The approval for partial-onset seizures was based on 3 randomized, double-blind, placebo-controlled, multicenter trials in 1,480 patients who were not adequately controlled with 1 to 3 concomitant AEDs. A dose-ranging study by Krauss et al showed statistically significant declines in partial-onset seizure frequencies for the perampanel groups compared with placebo. Mean percentage declines for perampanel were 13.6% for 2 mg/day (P = .4197), 23.3% for 4 mg/day (P = .0026), 30.8% for 8 mg/day (P< .0001), and a 10.7% decrease for placebo. [80] Additional studies of higher perampanel doses (ie, 8 mg/day and 12 mg/day) improved seizure control in patients with uncontrolled partial-onset seizures. [81, 82]
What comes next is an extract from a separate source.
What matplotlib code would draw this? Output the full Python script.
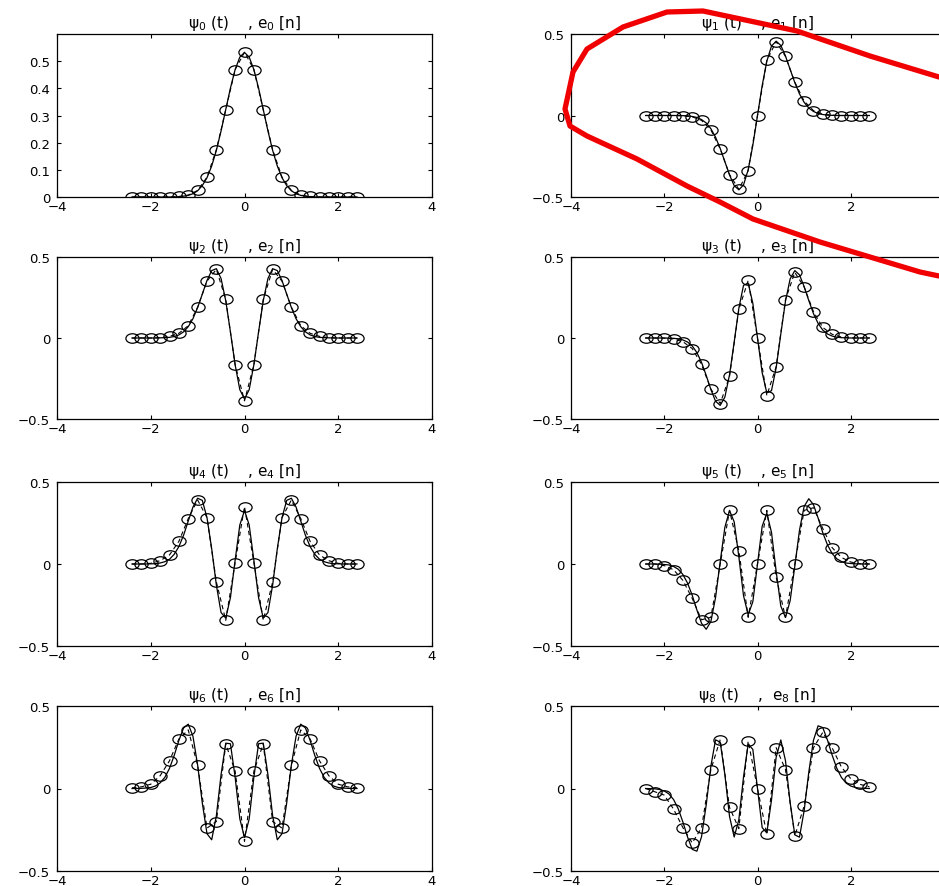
import numpy as np
import matplotlib
matplotlib.use("Agg")
import matplotlib.pyplot as plt
from matplotlib.path import Path
from matplotlib.lines import Line2D

# ==========================================
# DATA
# ==========================================
# continuous Hermite functions, t = -2.4 .. 2.4 step 0.1
t_cont = np.round(np.arange(-24, 25) * 0.1, 2)
# discrete samples e_k[n], t = -2.4 .. 2.4 step 0.2
t_disc = np.round(np.arange(-12, 13) * 0.2, 2)

psi0 = [0, 0, 0, 0, 0, 0, 0, 0, 0, 0, 0.001, 0.003, 0.006, 0.012, 0.023, 0.042, 0.071, 0.114, 0.172, 0.243, 0.322, 0.401, 0.469, 0.515,
        0.532,
        0.515, 0.469, 0.401, 0.322, 0.243, 0.172, 0.114, 0.071, 0.042, 0.023, 0.012, 0.006, 0.003, 0.001, 0, 0, 0, 0, 0, 0, 0, 0, 0, 0]
psi1 = [0, 0, 0, 0, 0, 0, 0, 0, -0.001, -0.002, -0.006, -0.012, -0.025, -0.046, -0.081, -0.133, -0.202, -0.283, -0.365, -0.430, -0.456, -0.426, -0.333, -0.183,
        0,
        0.183, 0.333, 0.426, 0.456, 0.430, 0.365, 0.283, 0.202, 0.133, 0.081, 0.046, 0.025, 0.012, 0.006, 0.002, 0.001, 0, 0, 0, 0, 0, 0, 0, 0]
psi2 = [0, 0, 0, 0, 0, 0, 0.001, 0.002, 0.004, 0.009, 0.019, 0.038, 0.070, 0.119, 0.188, 0.271, 0.355, 0.416, 0.428, 0.367, 0.230, 0.037, -0.165, -0.319,
        -0.376,
        -0.319, -0.165, 0.037, 0.230, 0.367, 0.428, 0.416, 0.355, 0.271, 0.188, 0.119, 0.070, 0.038, 0.019, 0.009, 0.004, 0.002, 0.001, 0, 0, 0, 0, 0, 0]
psi3 = [0, 0, 0, 0, 0, -0.001, -0.002, -0.005, -0.012, -0.025, -0.049, -0.090, -0.151, -0.231, -0.318, -0.390, -0.416, -0.365, -0.227, -0.025, 0.184, 0.325, 0.339, 0.214,
        0,
        -0.214, -0.339, -0.325, -0.184, 0.025, 0.227, 0.365, 0.416, 0.390, 0.318, 0.231, 0.151, 0.090, 0.049, 0.025, 0.012, 0.005, 0.002, 0.001, 0, 0, 0, 0, 0]
psi4 = [0, 0, 0, 0, 0.001, 0.002, 0.006, 0.014, 0.029, 0.059, 0.106, 0.175, 0.262, 0.347, 0.401, 0.388, 0.282, 0.093, -0.129, -0.296, -0.330, -0.205, 0.023, 0.238,
        0.326,
        0.238, 0.023, -0.205, -0.330, -0.296, -0.129, 0.093, 0.282, 0.388, 0.401, 0.347, 0.262, 0.175, 0.106, 0.059, 0.029, 0.014, 0.006, 0.002, 0.001, 0, 0, 0, 0]
psi5 = [0, 0, 0, -0.001, -0.003, -0.006, -0.015, -0.032, -0.064, -0.117, -0.191, -0.280, -0.362, -0.398, -0.351, -0.205, 0.014, 0.224, 0.326, 0.257, 0.044, -0.193, -0.310, -0.230,
        0,
        0.230, 0.310, 0.193, -0.044, -0.257, -0.326, -0.224, -0.014, 0.205, 0.351, 0.398, 0.362, 0.280, 0.191, 0.117, 0.064, 0.032, 0.015, 0.006, 0.003, 0.001, 0, 0, 0]
psi6 = [0, 0, 0.001, 0.003, 0.006, 0.015, 0.034, 0.067, 0.122, 0.200, 0.291, 0.367, 0.390, 0.317, 0.142, -0.088, -0.274, -0.311, -0.165, 0.084, 0.275, 0.271, 0.069, -0.184,
        -0.297,
        -0.184, 0.069, 0.271, 0.275, 0.084, -0.165, -0.311, -0.274, -0.088, 0.142, 0.317, 0.390, 0.367, 0.291, 0.200, 0.122, 0.067, 0.034, 0.015, 0.006, 0.003, 0.001, 0, 0]
psi7 = [0, -0.001, -0.002, -0.006, -0.015, -0.033, -0.067, -0.123, -0.203, -0.294, -0.369, -0.380, -0.292, -0.099, 0.135, 0.295, 0.281, 0.085, -0.169, -0.294, -0.189, 0.070, 0.269, 0.237,
        0,
        -0.237, -0.269, -0.070, 0.189, 0.294, 0.169, -0.085, -0.281, -0.295, -0.135, 0.099, 0.292, 0.380, 0.369, 0.294, 0.203, 0.123, 0.067, 0.033, 0.015, 0.006, 0.002, 0.001, 0]

e0 = [0, 0, 0, 0, 0, 0.002, 0.007, 0.024, 0.073, 0.174, 0.321, 0.469, 0.533,
      0.469, 0.321, 0.174, 0.073, 0.024, 0.007, 0.002, 0, 0, 0, 0, 0]
e1 = [0, 0, 0, 0, -0.002, -0.008, -0.030, -0.088, -0.205, -0.362, -0.453, -0.338, 0,
      0.338, 0.453, 0.362, 0.205, 0.088, 0.030, 0.008, 0.002, 0, 0, 0, 0]
e2 = [0, 0, 0, 0.002, 0.010, 0.029, 0.076, 0.190, 0.351, 0.424, 0.238, -0.165, -0.388,
      -0.165, 0.238, 0.424, 0.351, 0.190, 0.076, 0.029, 0.010, 0.002, 0, 0, 0]
e3 = [0, 0, -0.001, -0.006, -0.023, -0.065, -0.163, -0.315, -0.405, -0.237, 0.177, 0.355, 0,
      -0.355, -0.177, 0.237, 0.405, 0.315, 0.163, 0.065, 0.023, 0.006, 0.001, 0, 0]
e4 = [0, 0, 0.004, 0.020, 0.055, 0.138, 0.277, 0.390, 0.283, -0.110, -0.343, 0.008, 0.350,
      0.008, -0.343, -0.110, 0.283, 0.390, 0.277, 0.138, 0.055, 0.020, 0.004, 0, 0]
e5 = [0, 0, -0.010, -0.035, -0.100, -0.210, -0.340, -0.325, 0, 0.327, 0.080, -0.325, 0,
      0.327, -0.080, -0.325, 0, 0.327, 0.343, 0.216, 0.100, 0.040, 0.012, 0.002, 0]
e6 = [0.004, 0.010, 0.026, 0.077, 0.168, 0.300, 0.355, 0.140, -0.240, -0.200, 0.270, 0.105, -0.320,
      0.105, 0.270, -0.200, -0.240, 0.140, 0.355, 0.300, 0.168, 0.077, 0.026, 0.010, 0.004]
e7 = [0, -0.020, -0.040, -0.125, -0.237, -0.330, -0.237, 0.115, 0.296, -0.115, -0.243, 0.287, 0,
      -0.277, 0.247, 0.115, -0.287, -0.107, 0.247, 0.340, 0.247, 0.130, 0.060, 0.025, 0.010]

titles = ["\u03c8$_0$ (t)    , e$_0$ [n]", "\u03c8$_1$ (t)    , e$_1$ [n]",
          "\u03c8$_2$ (t)    , e$_2$ [n]", "\u03c8$_3$ (t)    , e$_3$ [n]",
          "\u03c8$_4$ (t)    , e$_4$ [n]", "\u03c8$_5$ (t)    , e$_5$ [n]",
          "\u03c8$_6$ (t)    , e$_6$ [n]", "\u03c8$_8$ (t)    ,  e$_8$ [n]"]
continuous = [psi0, psi1, psi2, psi3, psi4, psi5, psi6, psi7]
discrete = [e0, e1, e2, e3, e4, e5, e6, e7]

# red hand-drawn loop (figure pixels, origin top-left)
red_px_x = [939, 870, 797, 703, 667, 623, 587, 573, 565, 570, 587, 637, 687, 720, 753, 820, 870, 920, 939]
red_px_y = [78, 57, 32, 12, 13, 28, 50, 73, 110, 127, 137, 160, 187, 203, 220, 243, 258, 273, 277]

# ==========================================
# PLOTTING
# ==========================================
W, H = 939, 887
fig = plt.figure(figsize=(W / 100, H / 100), dpi=100)

# slightly flattened circle marker (as in the scan)
circ = Path.unit_circle()
oval = Path(circ.vertices * np.array([1.0, 0.72]), circ.codes)

col_left = [(57, 375), (571, 373)]
row_px = [(35, 198), (258, 420), (483, 647), (707, 872)]

for k in range(8):
    r, c = divmod(k, 2)
    x0, w = col_left[c]
    top, bot = row_px[r]
    ax = fig.add_axes([x0 / W, 1 - bot / H, w / W, (bot - top) / H])

    ax.plot(t_cont, continuous[k], color="black", lw=0.9)
    ax.plot(t_disc, discrete[k], color="black", lw=0.8, ls=(0, (4, 3)))
    ax.plot(t_disc, discrete[k], ls="none", marker=oval, ms=9.5,
            mfc="none", mec="black", mew=0.9)

    ax.set_xlim(-4, 4)
    ax.set_xticks([-4, -2, 0, 2, 4])
    if k == 0:
        ax.set_ylim(0, 0.6)
        ax.set_yticks([0, 0.1, 0.2, 0.3, 0.4, 0.5])
        ax.set_yticklabels(["0", "0.1", "0.2", "0.3", "0.4", "0.5"])
    else:
        ax.set_ylim(-0.5, 0.5)
        ax.set_yticks([-0.5, 0, 0.5])
        ax.set_yticklabels(["\u22120.5", "0", "0.5"])
    ax.set_xticklabels(["\u22124", "\u22122", "0", "2", "4"])
    ax.tick_params(direction="in", length=3, width=0.8, top=True, right=True,
                   labelsize=9.5)
    ax.tick_params(axis="x", pad=2)
    ax.tick_params(axis="y", pad=5)
    for s in ax.spines.values():
        s.set_linewidth(0.9)
    ax.set_title(titles[k], fontsize=11, pad=5)

fig.add_artist(Line2D(np.array(red_px_x) / W, 1 - np.array(red_px_y) / H,
                      transform=fig.transFigure, color="#f00000", lw=3.8,
                      solid_capstyle="round", solid_joinstyle="round"))

fig.savefig("out.png", dpi=100)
Approval for PGTC seizures was based on a Phase 3, randomized, double-blind, placebo-controlled clinical trial (n = 162) in patients taking up to 3 antiepileptic drugs. Patients treated with perampanel (n=81) achieved a 76% median reduction in PGTC seizure frequency, which was statistically significant compared to 38% with placebo (n=81). Additionally, 64% of patients in the treatment arm experienced a >50% reduction in PGTC seizure frequency compared with placebo which attained a 40% reduction. [83]

Perampanel was assigned a DEA schedule III. The prescribing information includes a boxed warning that describes serious or life-threatening psychiatric and behavioral adverse reactions, including aggression, hostility, irritability, anger, and homicidal ideation and threats. [84] Common adverse effects include dizziness (up to 43%), somnolence, headache, fatigue, and irritability.

In the absence of other AEDs that induce CYP enzymes, the initial dose is 2 mg PO at bedtime. After 1 week, the dose may be increased by at least weekly intervals to 4-8 mg/day (titrate more slowly, by at least 2-week intervals in elderly persons). The target dosage range is 8-12 mg/day for partial onset seizures and 8 mg/day for tonic-clonic seizures (may increase to 12 mg/day if needed and tolerated).

If administered with AEDs that induce CYP enzymes (or other strong CYP inducers), an increased dose may be required (not to exceed 12 mg/day).

If hepatic impairment is evident, the daily dose should not exceed 6 mg/day or 4 mg/day for mild or moderate hepatic insufficiency, respectively. Perampanel is not recommended for use with severe hepatic or renal impairment or with hemodialysis.